Keep Your Eyes on Estate Sales and Aging Demographics

Some of the best deals over the next 10 years won’t be on MLS long. They’ll be from estates, aging owners downsizing, or inherited homes that have been vacant for months.

If you’re investing in smaller communities, keep an eye on areas with older populations. The inventory shift is coming.

Rental Markets Will Start to See a New Kind of Owner

This could lead to inconsistencies in how properties are maintained and priced, especially in midsized towns where new landlords may be holding onto family properties but aren’t interested in being “professional” about it.

There’s room here to offer property management, co-ownership opportunities, or creative financing strategies that appeal to new heirs who don’t want to sell—but also don’t want to manage tenants.

What Could This Mean Over the Next Decade?

This isn’t a flash in the pan trend. The full impact of this wealth transfer will play out over 10 to 15 years.

In some areas, we could see a glut of inventory as Boomers pass on and their estates list homes.
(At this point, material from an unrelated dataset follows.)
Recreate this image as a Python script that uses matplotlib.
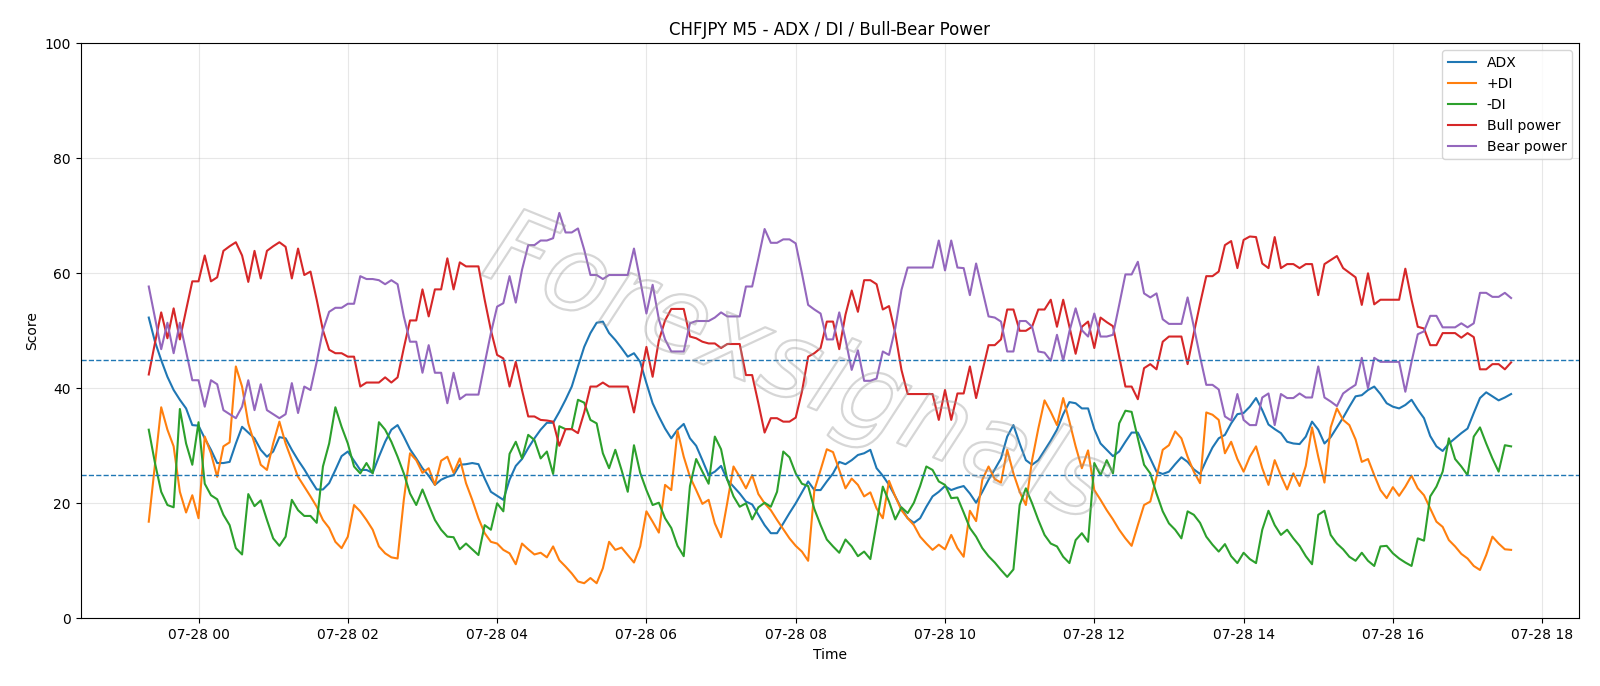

In others, we might see home prices rise even further as inherited money floods into local markets.

Meanwhile, in rental heavy areas, the market could go either way: more competition driving rents up, or more inventory easing pressure. It will vary by city, neighborhood, and investor behavior.

But one thing is clear: the landscape is shifting.

Final Thoughts

The $1 trillion wealth transfer isn’t just a buzzword—it’s a real and immediate force shaping Canada’s real estate and rental markets. And while not everyone will benefit equally, the ripple effects will be felt across every segment of the housing market.

If you’re in real estate—whether buying, selling, renting, or investing—this is something you can’t afford to ignore. Because the money is moving. Properties are changing hands. And a lot of people are making big decisions with assets they’ve suddenly inherited.

Stay sharp. Watch the trends. And think ahead.